• Short exercise:
Set down every entry word for word. Omit the pictures.

>> start Listing

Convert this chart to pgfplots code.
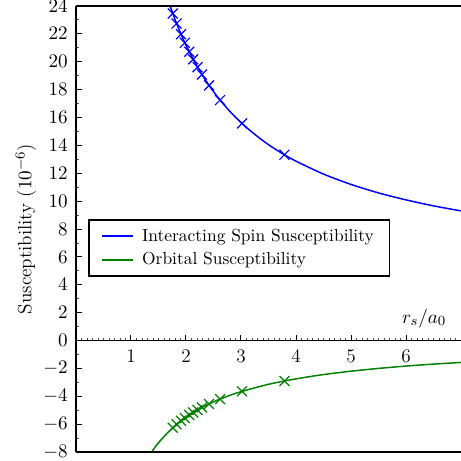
\documentclass[border=0pt]{standalone}
\usepackage{pgfplots}
\pgfplotsset{compat=1.18}
\definecolor{mplgreen}{RGB}{0,128,0}
\begin{document}
\begin{tikzpicture}
\begin{axis}[
  at={(0,0)}, anchor=south west,
  scale only axis, width=220bp, height=254.9bp,
  xmin=0, xmax=7, ymin=-8, ymax=24,
  clip=false,
  axis x line=none, axis y line*=left,
  axis line style={line width=1bp, black},
  xtick=\empty,
  ytick={-8,-6,...,24}, minor y tick num=1,
  tick align=inside,
  major tick length=3.6bp, minor tick length=1.8bp,
  major tick style={black, line width=0.55bp},
  minor tick style={black!70, line width=0.45bp},
  tick label style={font=\fontsize{11}{13}\selectfont},
  yticklabel style={xshift=-1.2bp},
  ylabel={Susceptibility ($10^{-6}$)},
  every axis y label/.style={at={(axis description cs:-0.13,0.5)}, rotate=90, anchor=center, font=\fontsize{11}{13}\selectfont},
  legend style={at={(axis description cs:0.032,0.5217)}, anchor=north west, draw=black, line width=1bp, inner xsep=7bp, inner ysep=3bp, row sep=1bp, column sep=2.6bp},
  legend image code/.code={\draw[#1] (0cm,0cm) -- (0.62cm,0cm);},
  legend image post style={line width=1.1bp},
  legend cell align=left,
]
\addplot[blue, line width=0.85bp, smooth] coordinates {
(1.711,24.00) (1.8,23.04) (1.9,22.07) (2.0,21.19) (2.2,19.68) (2.4,18.41) (2.6,17.35) (2.8,16.43) (3.0,15.64) (3.25,14.79) (3.5,14.05) (3.75,13.42) (4.0,12.87) (4.5,11.94) (5.0,11.20) (5.5,10.59) (6.0,10.09) (6.5,9.66) (7.0,9.30)};
\addlegendentry{Interacting Spin Susceptibility}
\addplot[mplgreen, line width=0.85bp, smooth] coordinates {
(1.375,-8.00) (1.5,-7.33) (1.75,-6.29) (2.0,-5.50) (2.25,-4.89) (2.5,-4.40) (2.75,-4.00) (3.0,-3.67) (3.5,-3.14) (4.0,-2.75) (4.5,-2.44) (5.0,-2.20) (5.5,-2.00) (6.0,-1.83) (6.5,-1.69) (7.0,-1.57)};
\addlegendentry{Orbital Susceptibility}
\addplot[blue, only marks, mark=x, mark size=4bp, mark options={line width=0.7bp}, forget plot] coordinates {
(1.76,23.46) (1.83,22.74) (1.91,21.97) (1.98,21.36) (2.06,20.71) (2.13,20.17) (2.21,19.61) (2.29,19.08) (2.42,18.30) (2.62,17.25) (3.02,15.57) (3.79,13.33)};
\addplot[mplgreen, only marks, mark=x, mark size=4bp, mark options={line width=0.7bp}, forget plot] coordinates {
(1.76,-6.25) (1.83,-6.01) (1.91,-5.76) (1.98,-5.56) (2.06,-5.34) (2.13,-5.16) (2.21,-4.98) (2.29,-4.80) (2.42,-4.55) (2.62,-4.20) (3.02,-3.64) (3.79,-2.90)};
\draw[line width=1bp, black] (rel axis cs:0,1) -- (rel axis cs:1,1);
\draw[line width=1bp, black] (rel axis cs:0,0) -- (rel axis cs:1,0);
\end{axis}
\begin{axis}[
  at={(0,63.725bp)}, anchor=south west,
  scale only axis, width=220bp, height=191.175bp,
  xmin=0, xmax=7, ymin=0, ymax=24,
  clip=false,
  axis x line*=bottom, axis y line=none,
  axis line style={line width=1bp, black},
  ytick=\empty,
  xtick={0,...,7}, xticklabels={,1,2,3,4,5,6,},
  minor x tick num=9,
  tick align=inside,
  major tick length=3.2bp, minor tick length=1.6bp,
  major tick style={black, line width=0.55bp},
  minor tick style={black!70, line width=0.45bp},
  tick label style={font=\fontsize{11}{13}\selectfont},
  xticklabel style={yshift=-1.5bp},
]
\node[font=\fontsize{11}{13}\selectfont] at (axis cs:6.33,1.6) {$r_s/a_0$};
\end{axis}
\pgfresetboundingbox
\path[use as bounding box] (-43.4bp,-4.57bp) rectangle (220bp,258.3bp);
\end{tikzpicture}
\end{document}
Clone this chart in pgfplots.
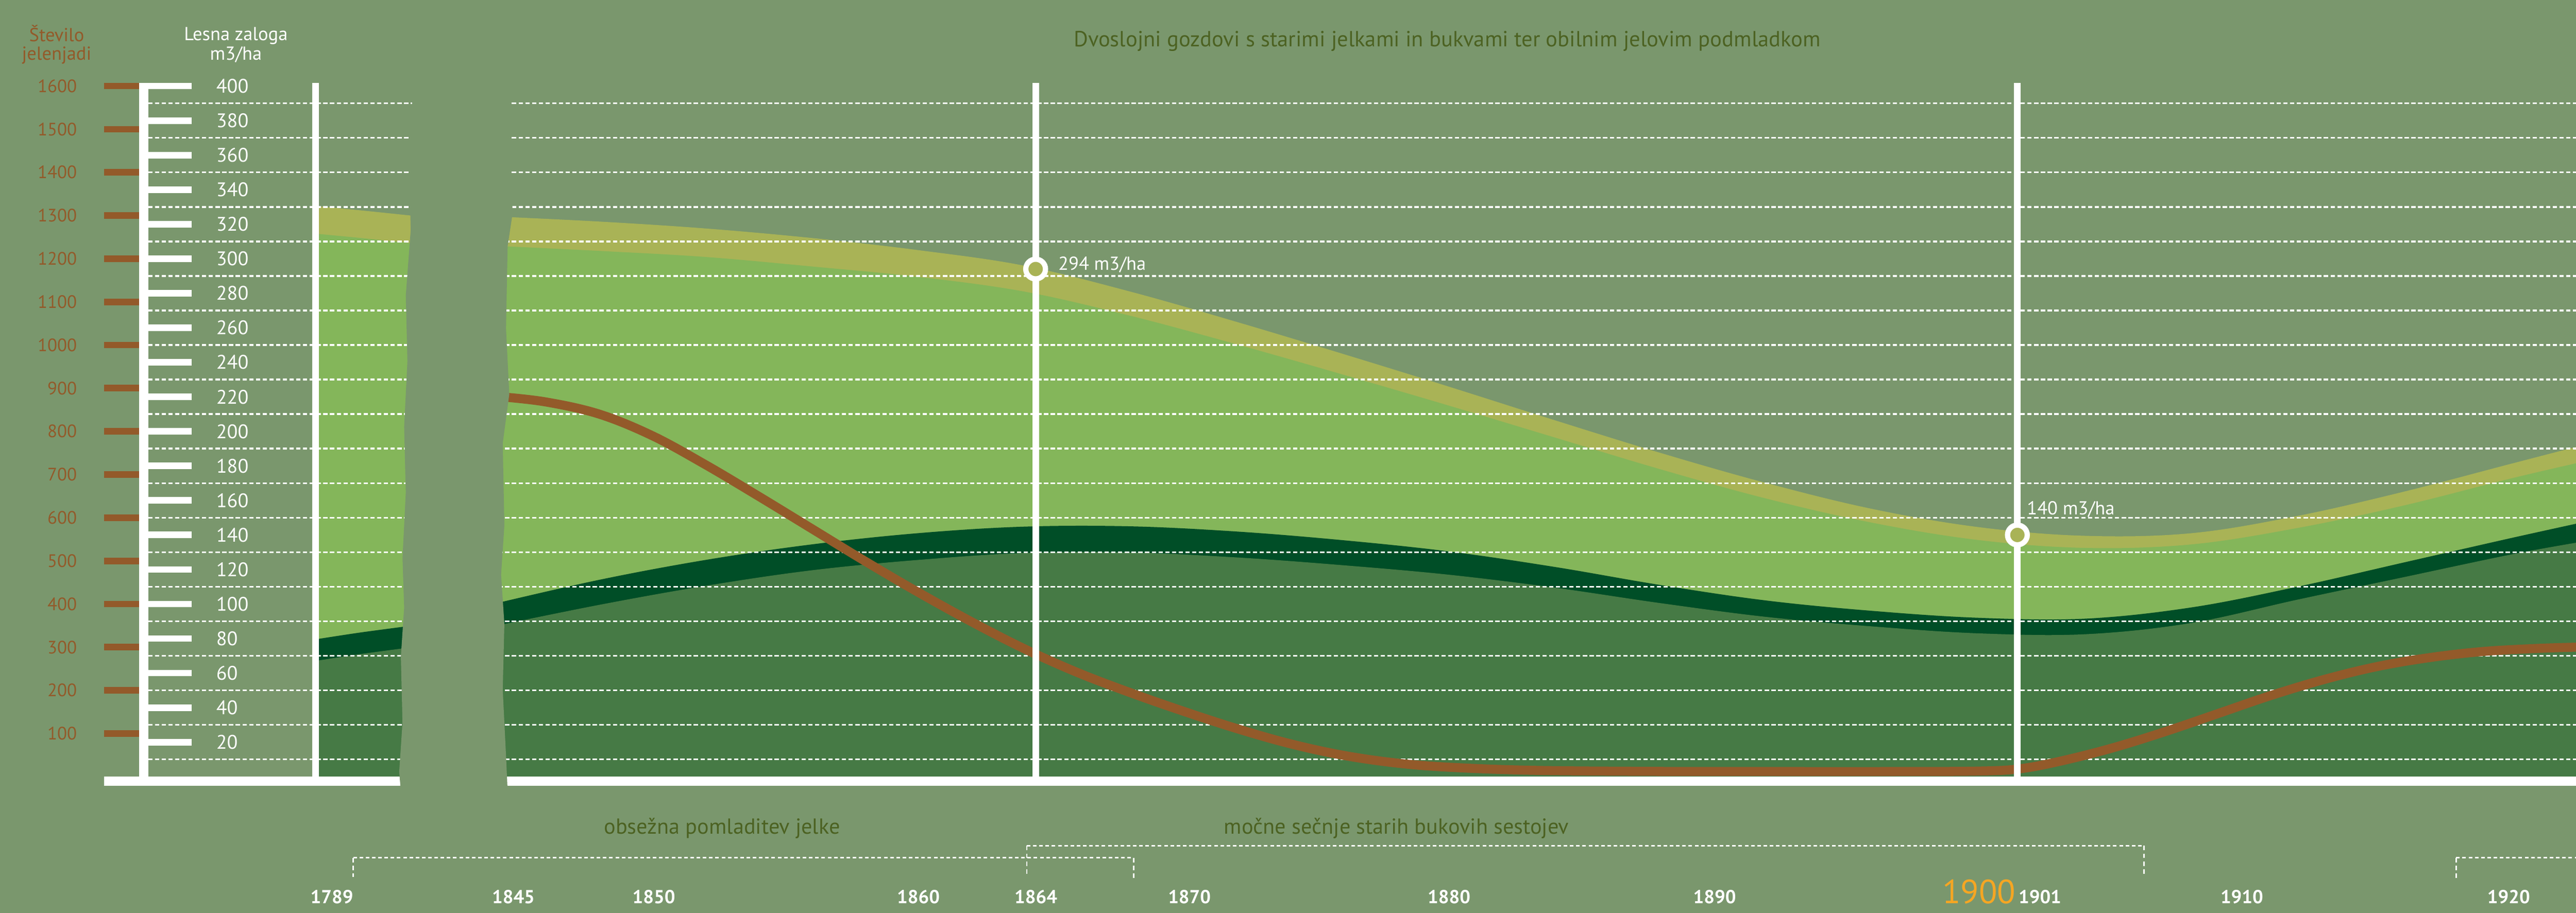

>> end Listing

• Exercise solution:
Convert this chart to pgfplots code.
\documentclass[border=0pt]{standalone}
\usepackage{pgfplots}
\pgfplotsset{compat=1.18}
\definecolor{mplgreen}{RGB}{0,128,0}
\begin{document}
\begin{tikzpicture}
\begin{axis}[
  at={(0,0)}, anchor=south west,
  scale only axis, width=220bp, height=254.9bp,
  xmin=0, xmax=7, ymin=-8, ymax=24,
  clip=false,
  axis x line=none, axis y line*=left,
  axis line style={line width=1bp, black},
  xtick=\empty,
  ytick={-8,-6,...,24}, minor y tick num=1,
  tick align=inside,
  major tick length=3.6bp, minor tick length=1.8bp,
  major tick style={black, line width=0.55bp},
  minor tick style={black!70, line width=0.45bp},
  tick label style={font=\fontsize{11}{13}\selectfont},
  yticklabel style={xshift=-1.2bp},
  ylabel={Susceptibility ($10^{-6}$)},
  every axis y label/.style={at={(axis description cs:-0.13,0.5)}, rotate=90, anchor=center, font=\fontsize{11}{13}\selectfont},
  legend style={at={(axis description cs:0.032,0.5217)}, anchor=north west, draw=black, line width=1bp, inner xsep=7bp, inner ysep=3bp, row sep=1bp, column sep=2.6bp},
  legend image code/.code={\draw[#1] (0cm,0cm) -- (0.62cm,0cm);},
  legend image post style={line width=1.1bp},
  legend cell align=left,
]
\addplot[blue, line width=0.85bp, smooth] coordinates {
(1.711,24.00) (1.8,23.04) (1.9,22.07) (2.0,21.19) (2.2,19.68) (2.4,18.41) (2.6,17.35) (2.8,16.43) (3.0,15.64) (3.25,14.79) (3.5,14.05) (3.75,13.42) (4.0,12.87) (4.5,11.94) (5.0,11.20) (5.5,10.59) (6.0,10.09) (6.5,9.66) (7.0,9.30)};
\addlegendentry{Interacting Spin Susceptibility}
\addplot[mplgreen, line width=0.85bp, smooth] coordinates {
(1.375,-8.00) (1.5,-7.33) (1.75,-6.29) (2.0,-5.50) (2.25,-4.89) (2.5,-4.40) (2.75,-4.00) (3.0,-3.67) (3.5,-3.14) (4.0,-2.75) (4.5,-2.44) (5.0,-2.20) (5.5,-2.00) (6.0,-1.83) (6.5,-1.69) (7.0,-1.57)};
\addlegendentry{Orbital Susceptibility}
\addplot[blue, only marks, mark=x, mark size=4bp, mark options={line width=0.7bp}, forget plot] coordinates {
(1.76,23.46) (1.83,22.74) (1.91,21.97) (1.98,21.36) (2.06,20.71) (2.13,20.17) (2.21,19.61) (2.29,19.08) (2.42,18.30) (2.62,17.25) (3.02,15.57) (3.79,13.33)};
\addplot[mplgreen, only marks, mark=x, mark size=4bp, mark options={line width=0.7bp}, forget plot] coordinates {
(1.76,-6.25) (1.83,-6.01) (1.91,-5.76) (1.98,-5.56) (2.06,-5.34) (2.13,-5.16) (2.21,-4.98) (2.29,-4.80) (2.42,-4.55) (2.62,-4.20) (3.02,-3.64) (3.79,-2.90)};
\draw[line width=1bp, black] (rel axis cs:0,1) -- (rel axis cs:1,1);
\draw[line width=1bp, black] (rel axis cs:0,0) -- (rel axis cs:1,0);
\end{axis}
\begin{axis}[
  at={(0,63.725bp)}, anchor=south west,
  scale only axis, width=220bp, height=191.175bp,
  xmin=0, xmax=7, ymin=0, ymax=24,
  clip=false,
  axis x line*=bottom, axis y line=none,
  axis line style={line width=1bp, black},
  ytick=\empty,
  xtick={0,...,7}, xticklabels={,1,2,3,4,5,6,},
  minor x tick num=9,
  tick align=inside,
  major tick length=3.2bp, minor tick length=1.6bp,
  major tick style={black, line width=0.55bp},
  minor tick style={black!70, line width=0.45bp},
  tick label style={font=\fontsize{11}{13}\selectfont},
  xticklabel style={yshift=-1.5bp},
]
\node[font=\fontsize{11}{13}\selectfont] at (axis cs:6.33,1.6) {$r_s/a_0$};
\end{axis}
\pgfresetboundingbox
\path[use as bounding box] (-43.4bp,-4.57bp) rectangle (220bp,258.3bp);
\end{tikzpicture}
\end{document}
Clone this chart in pgfplots.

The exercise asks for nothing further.